If you work in the building trade then you need to know about the Construction Industry Scheme (CIS) as it will affect how much tax you have to pay. If you are an employee then CIS does not apply to you, but if you work for yourself then you need to find out more about this.

IMPORTANT:You must have a National Insurance number to work in the UK.

To get a National Insurance number you need to call Jobcentre Plus. They will then send you an application form and sometimes you will be asked to go for an interview just so they can make sure that you qualify for a National Insurance number.   

Upon arrival into the country places to search for employment include internet job boards, local newspapers, trade magazines, recruitment agencies and Jobcentres. Your chances of success in gaining a job will be greatly increased if you can speak English so it is worth taking lessons before you arrive in the country.

Working Rights

One of the benefits of working in Britain is that your rights as a worker are enshrined in law. As well as that, perhaps due to Britain’s famously culturally diverse population, numerous organisations exist to make sure that you receive fair treatment (see ‘Useful Websites’ at the base of this page).     

The Trade Union Congress (TUC) is vocal in its support for equal rights for migrant workers. The TUC represents Britain’s Trade Unions. If you work in Britain then you have a right to join a union.  

When you start to receive your first wages do make sure that you are earning at least the National Minimum Wage. An easy way to do this involves using the Minimum Wage calculator.

Make sure that you get enough time off work. You have a right to a break from work of 20 minutes if your working day is greater than 6 hours in length and almost everyone is entitled to 5.6 weeks of paid holiday per annum (self-employed workers are not entitled to this). Employers must provide this or they are breaking the law.  

Remittances

In 2011 The World Bank estimated that the size of remittance flow from the UK to Poland was $1.2 billion dollars. This goes to show how important it is that you use a reliable money transfer service.

If you are aiming to earn money so that you can send lots of it back to Poland then you need to make sure that you will be able to send money there quickly and with a minimum of fuss. This way you will be able to send more money to Poland in the future.
Using Xendpay you reduce the risks involved when you pay cash to agents and you also reduce the significant transfer costs that banks, money sending bureaus and FX brokers inevitably charge. After comparing the costs involved sending money to Poland via various different methods, we found out that Xendpay was up to 6 times cheaper than what other parts of the market could offer.

Religious Considerations

Polish Catholics are present in large numbers in the UK. Around a third of Polish immigrants in Britain are practising Catholics, so it’s important that you appreciate the religious landscape that is present here.
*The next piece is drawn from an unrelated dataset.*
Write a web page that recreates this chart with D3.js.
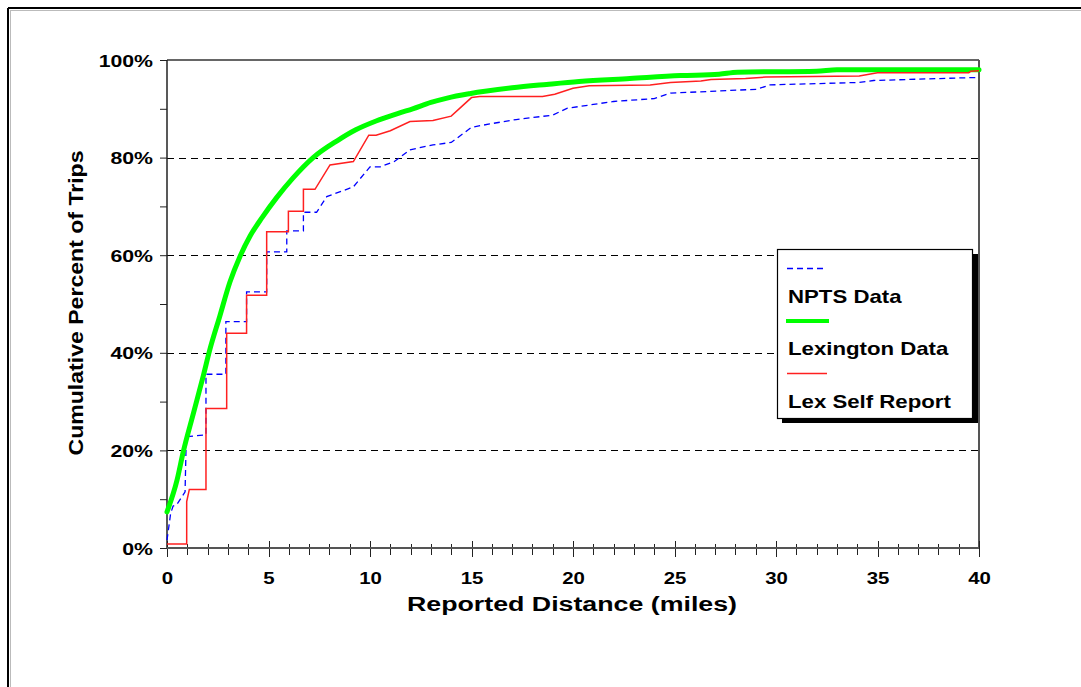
<!DOCTYPE html>
<html>
<head>
<meta charset="utf-8">
<script src="https://cdn.jsdelivr.net/npm/d3@7"></script>
<style>
  html, body { margin: 0; padding: 0; background: #fff; }
  svg { display: block; }
  text { font-family: "Liberation Sans", Arial, sans-serif; font-weight: bold; fill: #000; }
</style>
</head>
<body>
<svg id="chart" width="1081" height="687"></svg>
<script>
// ---- data (miles, cumulative percent) ----
const npts_miles = [0,0.18,0.3,0.47,0.89,0.95,1.92,1.92,2.9,2.9,3.92,3.92,4.91,4.91,5.9,5.9,6.72,6.72,7.37,7.87,9.18,10.0,10.5,11.2,11.97,13.1,14.0,15.0,15.9,17.2,19.0,19.7,22.0,24.0,24.8,25.3,29.05,29.7,34.1,34.8,39.7,40];
const npts_pct   = [1.6,7.1,8.6,8.8,11.5,22.8,23.2,35.6,35.6,46.4,46.4,52.5,52.5,60.7,60.7,65,65,68.8,68.8,72.0,74.0,78.1,78.1,79.2,81.6,82.6,83.1,86.2,86.9,87.8,88.7,90.1,91.5,92.1,93.2,93.3,94.0,94.9,95.4,95.8,96.4,96.4];

const lex_miles = [0,0.5,0.8,1.3,1.8,2.1,2.6,3.1,3.6,4.1,4.7,5.4,6.2,7.2,8.4,9.3,10.3,11.5,12.1,13.0,13.8,14.9,17,18.7,20.3,22.8,25.3,27.2,28.1,32,33,40];
const lex_pct   = [7.4,14,19.7,27.6,35.5,40.5,47.5,54.5,59.8,64.0,67.8,71.8,75.8,80,83.5,85.7,87.5,89.2,90.0,91.3,92.2,93.1,94.3,95,95.6,96.2,96.8,97.1,97.5,97.7,98,98];

const self_miles = [0,0.97,0.97,1.1,1.92,1.92,2.94,2.94,3.92,3.92,4.91,4.91,5.98,5.98,6.72,6.72,7.29,8.03,9.18,9.94,10.3,11.0,11.97,13.1,14.0,15.0,15.4,18.5,19.1,20.0,20.8,23.8,24.8,26.3,26.8,28.5,29.5,34.1,35.0,39.5,39.6,40];
const self_pct   = [0.8,0.8,9.5,12,12,28.6,28.6,44,44,51.8,51.8,64.8,64.8,69,69,73.5,73.5,78.5,79.2,84.6,84.6,85.5,87.4,87.6,88.5,92.3,92.5,92.5,93.0,94.2,94.7,94.9,95.4,95.7,96.0,96.2,96.5,96.7,97.4,97.4,97.7,97.8];

const xTickValues = d3.range(0, 41, 5);
const yTickValues = [0, 20, 40, 60, 80, 100];
const seriesNames = ["NPTS Data", "Lexington Data", "Lex Self Report"];
const xTitle = "Reported Distance (miles)";
const yTitle = "Cumulative Percent of Trips";

// ---- layout ----
const svg = d3.select("#chart");
const PX0 = 167, PX1 = 979, PY0 = 548, PY1 = 60;
const x = d3.scaleLinear().domain([0, 40]).range([PX0, PX1]);
const y = d3.scaleLinear().domain([0, 100]).range([PY0, PY1]);

function widen(sel, k) {
  sel.each(function () {
    const L = this.getComputedTextLength();
    if (L > 0) d3.select(this).attr("textLength", L * k).attr("lengthAdjust", "spacingAndGlyphs");
  });
}

// outer frame
svg.append("line").attr("x1", 8).attr("x2", 1081).attr("y1", 8).attr("y2", 8).attr("stroke", "#000").attr("stroke-width", 2);
svg.append("line").attr("x1", 8).attr("x2", 8).attr("y1", 8).attr("y2", 687).attr("stroke", "#000").attr("stroke-width", 2);
svg.append("line").attr("x1", 10).attr("x2", 1081).attr("y1", 10.5).attr("y2", 10.5).attr("stroke", "#bbb").attr("stroke-width", 1);
svg.append("line").attr("x1", 10.5).attr("x2", 10.5).attr("y1", 10).attr("y2", 687).attr("stroke", "#bbb").attr("stroke-width", 1);

// gridlines
svg.append("g").selectAll("line").data([20, 40, 60, 80]).join("line")
  .attr("x1", PX0).attr("x2", PX1)
  .attr("y1", d => Math.round(y(d)) + 0.5).attr("y2", d => Math.round(y(d)) + 0.5)
  .attr("stroke", "#000").attr("stroke-width", 1).attr("stroke-dasharray", "7,5");

// plot frame (top and right)
svg.append("line").attr("x1", PX0).attr("x2", PX1).attr("y1", PY1).attr("y2", PY1).attr("stroke", "#666").attr("stroke-width", 2);
svg.append("line").attr("x1", PX1).attr("x2", PX1).attr("y1", PY1).attr("y2", PY0).attr("stroke", "#555").attr("stroke-width", 2);

// y axis
const yAxis = d3.axisLeft(y).tickValues(d3.range(0, 101, 10)).tickSize(7).tickPadding(7)
  .tickFormat(d => yTickValues.includes(d) ? d + "%" : "");
const gy = svg.append("g").attr("transform", `translate(${PX0},0)`).call(yAxis);
gy.select(".domain").remove();
gy.selectAll(".tick line").attr("stroke", "#222").attr("stroke-width", 1);
gy.selectAll(".tick text").style("font-size", "17px").attr("dy", "0.36em");
widen(gy.selectAll(".tick text"), 1.25);
svg.append("line").attr("x1", PX0).attr("x2", PX0).attr("y1", PY1).attr("y2", PY0).attr("stroke", "#222").attr("stroke-width", 1.5);

// x axis
const gxt = svg.append("g");
gxt.selectAll("line").data(d3.range(0, 41)).join("line")
  .attr("x1", d => Math.round(x(d)) + 0.5).attr("x2", d => Math.round(x(d)) + 0.5)
  .attr("y1", d => d % 5 === 0 ? PY0 - 7 : PY0 - 4)
  .attr("y2", d => d % 5 === 0 ? PY0 + 9 : PY0 + 7)
  .attr("stroke", "#222").attr("stroke-width", 1);
const xAxis = d3.axisBottom(x).tickValues(xTickValues).tickSize(0).tickPadding(0).tickFormat(d3.format("d"));
const gx = svg.append("g").attr("transform", `translate(0,${PY0})`).call(xAxis);
gx.select(".domain").remove();
gx.selectAll(".tick text").style("font-size", "17px").attr("y", 35.5).attr("dy", 0);
widen(gx.selectAll(".tick text"), 1.2);
svg.append("line").attr("x1", PX0).attr("x2", PX1).attr("y1", PY0).attr("y2", PY0).attr("stroke", "#555").attr("stroke-width", 2);

// series
const line = d3.line().x(d => x(d[0])).y(d => y(d[1]));
const nptsData = npts_miles.map((m, i) => [m, npts_pct[i]]);
const lexData = lex_miles.map((m, i) => [m, lex_pct[i]]);
const selfData = self_miles.map((m, i) => [m, self_pct[i]]);

svg.append("path").datum(nptsData).attr("d", line)
  .attr("fill", "none").attr("stroke", "#0000ff").attr("stroke-width", 1.3).attr("stroke-dasharray", "6,4");
svg.append("path").datum(lexData).attr("d", line.curve(d3.curveMonotoneX))
  .attr("fill", "none").attr("stroke", "#00ff00").attr("stroke-width", 5).attr("stroke-linejoin", "round").attr("stroke-linecap", "round");
line.curve(d3.curveLinear);
svg.append("path").datum(selfData).attr("d", line)
  .attr("fill", "none").attr("stroke", "#ff2020").attr("stroke-width", 1.5);

// titles
const yt = svg.append("text").attr("transform", "translate(83,303) rotate(-90)")
  .attr("text-anchor", "middle").style("font-size", "19.5px").text(yTitle);
yt.attr("textLength", 305).attr("lengthAdjust", "spacingAndGlyphs");
const xt = svg.append("text").attr("x", 572).attr("y", 611)
  .attr("text-anchor", "middle").style("font-size", "20px").text(xTitle);
xt.attr("textLength", 330).attr("lengthAdjust", "spacingAndGlyphs");

// legend
const lg = svg.append("g");
lg.append("rect").attr("x", 782).attr("y", 254).attr("width", 196).attr("height", 169).attr("fill", "#000");
lg.append("rect").attr("x", 777.5).attr("y", 249.5).attr("width", 195).attr("height", 169).attr("fill", "#fff").attr("stroke", "#000").attr("stroke-width", 1.2);
const legendStyles = [
  { stroke: "#0000ff", w: 1.3, dash: "6,4", ly: 268.5, x1: 787, x2: 827 },
  { stroke: "#00ff00", w: 4, dash: null, ly: 321, x1: 786, x2: 829 },
  { stroke: "#ff2020", w: 1.5, dash: null, ly: 373.5, x1: 787, x2: 827 }
];
const textBaselines = [303, 355, 408];
seriesNames.forEach((name, i) => {
  const s = legendStyles[i];
  lg.append("line").attr("x1", s.x1).attr("x2", s.x2).attr("y1", s.ly).attr("y2", s.ly)
    .attr("stroke", s.stroke).attr("stroke-width", s.w).attr("stroke-dasharray", s.dash);
  const t = lg.append("text").attr("x", 788).attr("y", textBaselines[i]).style("font-size", "18.5px").text(name);
  widen(t, 1.2);
});
</script>
</body>
</html>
As Polish numbers have increased, so to have the congregations in many Catholic churches meaning that a thriving religious community now exists. The Polish Catholic Mission in England and Wales is booming and there are now over 90 Polish missions in the UK and more than 200 locations where mass is celebrated on Sundays and public holidays. Over 100 Polish priests work in Britain with the mission. 

Education

In Britain the local councils run the state schools. They have a responsibility to make sure that all children living in an area receive a proper education and you have a legal responsibility to make sure all the children that you are responsible for attend school between the ages of 5-16. State education is provided free of charge.

Once you have moved to Britain you should make sure that you contact the council as soon as possible because spaces are always tight.

Useful Websites

  • Trade Union Congress – Here you are able to read your legal working rights as an immigrant worker in Polish. It is highly recommended that your properly familiarise yourself with these to ensure that you are being treated in the proper legal fashion.
  • Gangmasters Licensing Authority – This organisation sets out to protect workers from exploitation. Its focus is on helping workers in the agricultural, horticultural, forestry, shellfish and food and drinks industries. They have produced a concise summary of your working rights in this country and this can be read in Polish.    
  • Coram Children’s Legal Centre (CCLC) – The CCLC have a specialist project called the Migrant Children’s Project. The aim here is to makes sure that every child is legally protected and supported. This project happily provides legal advice on relevant issues including education, healthcare and accommodation.   
  • Londynek – This is the UK’S largest online community specifically dedicated to Poles. It is particularly useful if you need to find a job and accommodation.   
  • HMRC– Here you will find information about tax and National Insurance.
  • Migrants’ Rights Network – This organisation campaigns for migrants to receive fair treatment in British society.  
  • East European Advice Centre – This charity provides advice and support to peoplefrom Eastern Europe and it helps them settle in the UK.